Yesterday morning, way before school began,  the literacy center buzzed with the activity of the first grade teaching team chatting, planning, reading, and laughing as they plotted for the book selections they would reveal to their students today.  Yes,  three days left at school and these teachers are helping their kids shop for new books.  A cart was located and the four teachers with 600 or so books divided by reading level in the subtlest of ways made their way down to the first grade hall  chatting away about how the kids would shop for their book rise.

Just three weeks ago when I proposed this book rise plan to teachers,  I think it is fair to say that it was met with skepticism.  Our school has 500 or so students and that is a lot of books to move through the building to 26 classes,  remain there for the summer and then mid-September make their way back to their home base.  But the principal and I had a vision.  A vision fueled by those book-writing, coaching troublemakers, Clare and Tammy. Student would be excited to show their reading selves to their rising teacher.  Their rising teacher, in turn,  would have ready-made book bags for the launch of workshop. The teacher would get a glimpse into their individual students’ end of year reading lives and their reading joys.

Back to yesterday morning.   As I arrived in the first grade wing,  the hall and the classrooms were abuzz with excited talk about the books the students were choosing.  Quick discussions ensued to encourage just perusal not full scale reading of the books.  Teachers noticed which books were being taken and which sections we needed to supplement with more books.

A few students make the trek down to the book room where the main collection lives.  These students knew exactly what they were looking for:   a specific Nate the Great to continue on their series reading, a book about snakes, a book with a dog protagonist.  Some of these books came from the literacy center collection and a few came from my personal stash.
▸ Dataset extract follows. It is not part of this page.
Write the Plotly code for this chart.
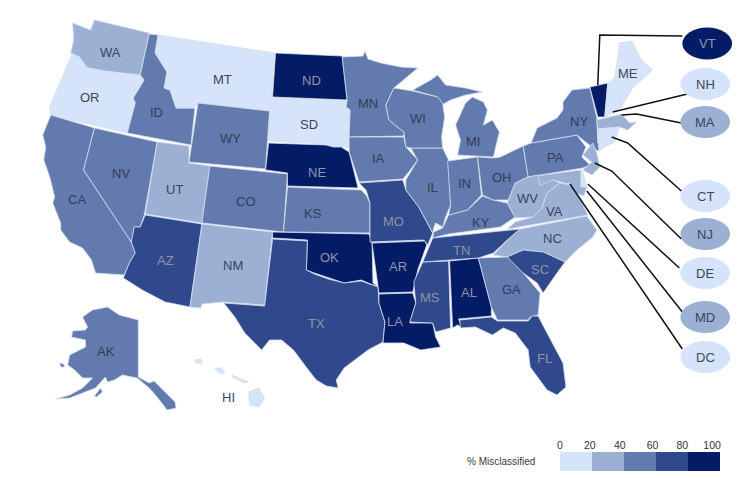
import plotly.graph_objects as go

# outlines (pixel coords), the cdn map can't be loaded offline
WA = [(70,23),(88,30),(92,20),(147,33),(138,75),(113,72),(102,71),(85,68),(78,63),(77,57),(68,53),(71,40)]
OR = [(69,55),(77,57),(85,68),(102,71),(140,76),(142,80),(131,98),(133,103),(125,133),(48,115),(47,107),(57,83)]
CA = [(48,115),(92,128),(81,170),(129,242),(133,253),(127,263),(122,275),(93,273),(89,260),(80,248),(67,242),(58,230),(58,223),(50,203),(52,197),(47,177),(41,160),(43,147),(40,135),(46,120)]
NV = [(92,128),(155,142),(142,215),(138,227),(132,227),(129,242),(81,170)]
ID = [(147,34),(156,35),(153,53),(165,72),(162,88),(168,90),(174,108),(193,108),(189,145),(125,133),(133,103),(131,98),(142,80),(138,75)]
MT = [(156,35),(273,53),(270,97),(268,110),(195,103),(193,108),(174,108),(168,90),(162,88),(165,72),(153,53)]
WY = [(196,103),(268,111),(264,169),(187,162)]
UT = [(155,142),(187,146),(187,163),(208,166),(200,223),(143,214)]
AZ = [(143,215),(200,224),(188,307),(163,302),(140,290),(121,278),(127,263),(133,253),(129,242),(132,227),(138,227)]
NM = [(200,224),(271,232),(263,305),(222,302),(200,304),(199,308),(188,307)]
CO = [(208,166),(286,174),(282,232),(200,223)]
ND = [(274,53),(341,56),(346,100),(271,97)]
SD = [(269,98),(346,101),(345,107),(349,110),(348,148),(340,147),(332,147),(325,144),(267,141)]
NE = [(267,143),(325,145),(332,147),(340,147),(348,152),(357,188),(286,186),(286,173),(264,170)]
KS = [(286,187),(360,190),(365,195),(369,203),(369,233),(282,232)]
OK = [(271,232),(368,234),(371,243),(372,283),(377,287),(360,280),(343,283),(327,278),(313,273),(305,270),(306,240),(271,238)]
TX = [(271,239),(306,241),(305,270),(313,274),(327,279),(343,283),(360,281),(377,287),(378,303),(384,322),(382,342),(367,350),(343,368),(335,380),(337,388),(325,386),(315,380),(307,370),(292,350),(280,340),(268,340),(260,350),(243,333),(233,317),(222,303),(263,306)]
MN = [(341,57),(362,56),(364,51),(367,59),(380,63),(400,67),(417,68),(393,88),(385,105),(388,120),(403,132),(403,136),(348,137),(349,110),(345,107),(346,100)]
IA = [(348,137),(403,137),(405,147),(417,160),(408,172),(402,179),(358,182),(348,152)]
MO = [(358,183),(402,180),(405,190),(418,207),(432,233),(427,245),(423,240),(369,242),(369,203),(365,190)]
AR = [(371,243),(424,241),(426,245),(417,270),(412,292),(378,293),(377,286)]
LA = [(378,294),(412,293),(415,303),(409,323),(432,323),(435,337),(440,347),(420,350),(403,343),(382,343),(384,322),(378,303)]
MS = [(422,262),(448,261),(450,328),(435,332),(432,323),(409,322),(415,303),(413,282)]
AL = [(449,261),(478,258),(491,307),(491,316),(458,319),(462,328),(457,325),(452,328)]
TN = [(432,238),(520,229),(507,240),(493,253),(478,258),(422,262),(430,243)]
KY = [(482,196),(493,200),(507,203),(515,217),(500,227),(448,234),(432,238),(433,232),(442,228),(448,215),(467,210)]
IL = [(410,148),(442,148),(448,160),(450,205),(445,217),(442,227),(435,223),(433,228),(432,233),(418,207),(405,190),(405,180),(417,160)]
IN = [(447,161),(477,157),(481,195),(467,210),(448,215),(450,205)]
OH = [(477,157),(493,158),(500,157),(523,146),(528,177),(515,183),(508,200),(493,200),(482,195)]
MI = [(457,155),(460,140),(455,125),(465,103),(472,97),(483,102),(487,110),(483,125),(492,120),(499,132),(493,157),(477,156),None,(412,90),(430,80),(437,75),(445,85),(465,88),(482,92),(465,95),(450,100),(441,105),(437,97)]
WI = [(393,88),(412,91),(437,97),(442,103),(444,117),(441,137),(442,148),(410,148),(405,147),(403,132),(388,120),(385,105)]
PA = [(523,146),(531,143),(577,135),(586,147),(582,157),(590,165),(583,168),(528,177)]
NY = [(531,143),(537,128),(557,118),(563,110),(563,102),(572,90),(590,88),(597,118),(598,143),(602,148),(615,140),(598,151),(587,143),(577,135)]
VT = [(590,87),(608,83),(605,117),(598,117)]
NH = [(608,83),(615,78),(622,107),(613,113),(605,117)]
ME = [(615,78),(620,43),(632,41),(642,60),(653,70),(633,88),(622,107)]
MA = [(597,120),(622,114),(630,123),(637,122),(628,130),(620,127),(598,129)]
CT = [(598,129),(620,127),(615,142),(599,150)]
NJ = [(593,143),(597,153),(600,167),(592,175),(583,170),(592,162),(583,155)]
DE = [(582,170),(587,187),(581,187)]
MD = [(528,177),(581,170),(581,187),(587,187),(584,196),(573,192),(568,184),(553,180),(540,187),(538,182)]
DC = [(566,184),(570,183),(571,187),(567,188)]
WV = [(528,177),(538,175),(540,185),(553,180),(560,183),(547,193),(542,208),(533,217),(515,218),(507,203),(515,183)]
VA = [(560,183),(570,185),(577,193),(588,215),(507,229),(515,222),(533,217),(542,208),(547,193)]
NC = [(520,229),(587,216),(597,230),(593,237),(577,250),(565,262),(543,252),(523,250),(507,257),(493,255),(507,240)]
SC = [(507,257),(523,250),(543,252),(565,262),(557,273),(543,293),(537,283),(523,273),(510,262)]
GA = [(478,258),(507,257),(523,273),(540,293),(538,315),(530,317),(528,320),(497,320),(491,307)]
FL = [(459,320),(491,317),(497,321),(528,321),(532,316),(538,316),(547,333),(563,363),(566,387),(557,395),(547,390),(530,367),(528,350),(515,333),(503,328),(492,335),(475,327),(460,328)]
AK = [(80,317),(90,310),(105,307),(117,315),(136,320),(136,377),(147,383),(152,381),(163,392),(173,402),(174,408),(165,410),(155,397),(147,388),(135,378),(120,375),(112,380),(105,382),(103,377),(97,383),(93,388),(80,393),(67,398),(53,399),(67,395),(80,388),(90,378),(80,378),(72,370),(65,365),(67,355),(83,347),(83,340),(69,337),(70,331),(83,330),(85,327),None,(92,396),(98,388),(100,392),(94,397),None,(57,363),(61,364),(62,367),(58,367)]
HI = [(247,392),(257,388),(263,398),(257,407),(248,405),None,(230,375),(247,382),(243,383),(232,378),None,(213,368),(220,368),(223,373),(217,373),None,(193,360),(199,359),(200,363),(194,363)]

states = ["WA","OR","CA","NV","ID","MT","WY","UT","AZ","NM","CO","ND","SD","NE","KS","OK","TX","MN","IA","MO","AR","LA","MS","AL","TN","KY","IL","IN","OH","MI","WI","PA","NY","VT","NH","ME","MA","CT","NJ","DE","MD","DC","WV","VA","NC","SC","GA","FL","AK","HI"]
outlines = [WA,OR,CA,NV,ID,MT,WY,UT,AZ,NM,CO,ND,SD,NE,KS,OK,TX,MN,IA,MO,AR,LA,MS,AL,TN,KY,IL,IN,OH,MI,WI,PA,NY,VT,NH,ME,MA,CT,NJ,DE,MD,DC,WV,VA,NC,SC,GA,FL,AK,HI]
# only the colour bin can be read, so every state gets its bin midpoint
values = [30,10,50,50,50,10,50,30,70,30,50,90,10,90,50,90,70,50,50,70,90,90,70,90,70,50,50,50,50,50,50,50,50,90,10,10,30,10,30,10,30,10,30,30,30,70,50,70,50,10]
label_x = [108,87,74,119,154,221,229,172,163,231,244,310,308,316,312,328,315,367,378,393,397,394,429,468,461,481,432,464,502,473,417,555,579,None,None,628,None,None,None,None,None,None,527,554,552,540,511,544,104,227]
label_y = [52,97,199,173,112,79,138,189,260,265,201,80,124,172,213,257,323,103,158,221,266,321,297,292,250,222,187,183,177,141,118,157,121,None,None,73,None,None,None,None,None,None,198,211,238,269,289,358,351,397]

bin_edges = [0, 20, 40, 60, 80, 100]
bin_colors = ["#d5e4fa", "#9cb0d4", "#627aad", "#30498c", "#031c65"]
text_colors = ["#3d4658", "#39435c", "#333d58", "#8d93a6", "#8f96ad"]

# callouts for the small states
callouts = ["VT","NH","MA","CT","NJ","DE","MD","DC"]
callout_y = [43.5,84,122,196,234,273,317,357]
callout_x = [708,706,706,706,706,706,706,706]
VT_line = [(683,36),(600,35),(598,85)]
NH_line = [(688,94),(613,112)]
MA_line = [(682,123),(637,114),(622,115)]
CT_line = [(682,191),(628,143),(612,137)]
NJ_line = [(682,239),(612,171),(595,163)]
DE_line = [(680,268),(588,184)]
MD_line = [(683,312),(587,191)]
DC_line = [(683,349),(570,184)]
leaders = [VT_line,NH_line,MA_line,CT_line,NJ_line,DE_line,MD_line,DC_line]

legend_ticks = [0,18.6,37.3,57.8,76.4,95]
legend_labels = ["0","20","40","60","80","100"]
legend_mid = [10,30,50,70,90]


def bin_of(v):
    for i in range(5):
        if v <= bin_edges[i + 1]:
            return i
    return 4


def closed_rings(outline):
    # close each part on its own so islands don't get joined back to the mainland
    xs, ys, start = [], [], None
    for p in outline + [None]:
        if p is None:
            xs += [start[0], None]
            ys += [start[1], None]
            start = None
        else:
            start = start or p
            xs.append(p[0])
            ys.append(p[1])
    return xs[:-1], ys[:-1]


fig = go.Figure()

for name, outline, v in zip(states, outlines, values):
    xs, ys = closed_rings(outline)
    fig.add_trace(go.Scatter(
        x=xs, y=ys,
        mode="lines", fill="toself", fillcolor=bin_colors[bin_of(v)],
        line=dict(color="#d3dcee", width=0.8),
        name=name, hoverinfo="name", showlegend=False))

for pts in leaders:
    fig.add_trace(go.Scatter(x=[p[0] for p in pts], y=[p[1] for p in pts], mode="lines",
                             line=dict(color="#111111", width=1.5),
                             hoverinfo="skip", showlegend=False))

for name, x, y in zip(states, label_x, label_y):
    if x is None:
        continue
    v = values[states.index(name)]
    fig.add_annotation(x=x, y=y, text=name, showarrow=False,
                       font=dict(family="Liberation Sans", size=13, color=text_colors[bin_of(v)]))

for name, x, y in zip(callouts, callout_x, callout_y):
    v = values[states.index(name)]
    fig.add_shape(type="circle", x0=x-25, x1=x+25, y0=y-16, y1=y+16,
                  fillcolor=bin_colors[bin_of(v)], line_width=0, layer="above")
    fig.add_annotation(x=x, y=y, text=name, showarrow=False,
                       font=dict(family="Liberation Sans", size=13, color=text_colors[bin_of(v)]))

# legend strip
fig.add_trace(go.Heatmap(x=legend_mid, y=[0], z=[legend_mid], xaxis="x2", yaxis="y2",
                         zmin=0, zmax=100, showscale=False, hoverinfo="skip",
                         colorscale=[[0, bin_colors[0]], [0.2, bin_colors[0]], [0.2, bin_colors[1]], [0.4, bin_colors[1]],
                                     [0.4, bin_colors[2]], [0.6, bin_colors[2]], [0.6, bin_colors[3]], [0.8, bin_colors[3]],
                                     [0.8, bin_colors[4]], [1, bin_colors[4]]]))

fig.add_annotation(x=501, y=461, text="% Misclassified", showarrow=False,
                   font=dict(family="Liberation Sans", size=10, color="#3a3a3a"))

fig.update_layout(
    width=748, height=478, margin=dict(l=0, r=0, t=0, b=0),
    paper_bgcolor="white", plot_bgcolor="white", showlegend=False,
    xaxis=dict(range=[0, 748], visible=False, domain=[0, 1]),
    yaxis=dict(range=[478, 0], visible=False, domain=[0, 1]),
    xaxis2=dict(domain=[560/748, 721/748], range=[0, 100], anchor="y2", side="top",
                tickvals=legend_ticks, ticktext=legend_labels, ticks="", showgrid=False, zeroline=False,
                tickfont=dict(family="Liberation Sans", size=10.5, color="#333333")),
    yaxis2=dict(domain=[1-471/478, 1-452/478], anchor="x2", visible=False),
)

# the page's default 8px body margin would push everything off
fig.write_html("out.html", config={"displayModeBar": False},
               post_script="document.body.style.margin='0';")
In other grades and classes throughout the school,  students have been making book choices as well.  Yesterday morning,  I conferred with some third graders about the book glimpse they were giving their fourth grade teacher. We discussed novels that they were currently reading and what they wanted to read next.  Chats were had about mysteries, biographies, book-alike novels.  Some students honestly revealed much about their future thinking, their engagement in book choice, and  their reading lives even to us who have been working with them daily.

img_1473In the library,  students came for a book talk on broadened book choices.  With their help of our librarian,  the students with their teachers,  heard about new series to love, book-alike to their much read popular book cousins, and new characters to love as they rise to a new grade.

Throughout the school during the last week,  skepticism began to change to acceptance.  My hope that some of that evolved to enthusiasm.  I know that there was an abundance of student enthusiasm.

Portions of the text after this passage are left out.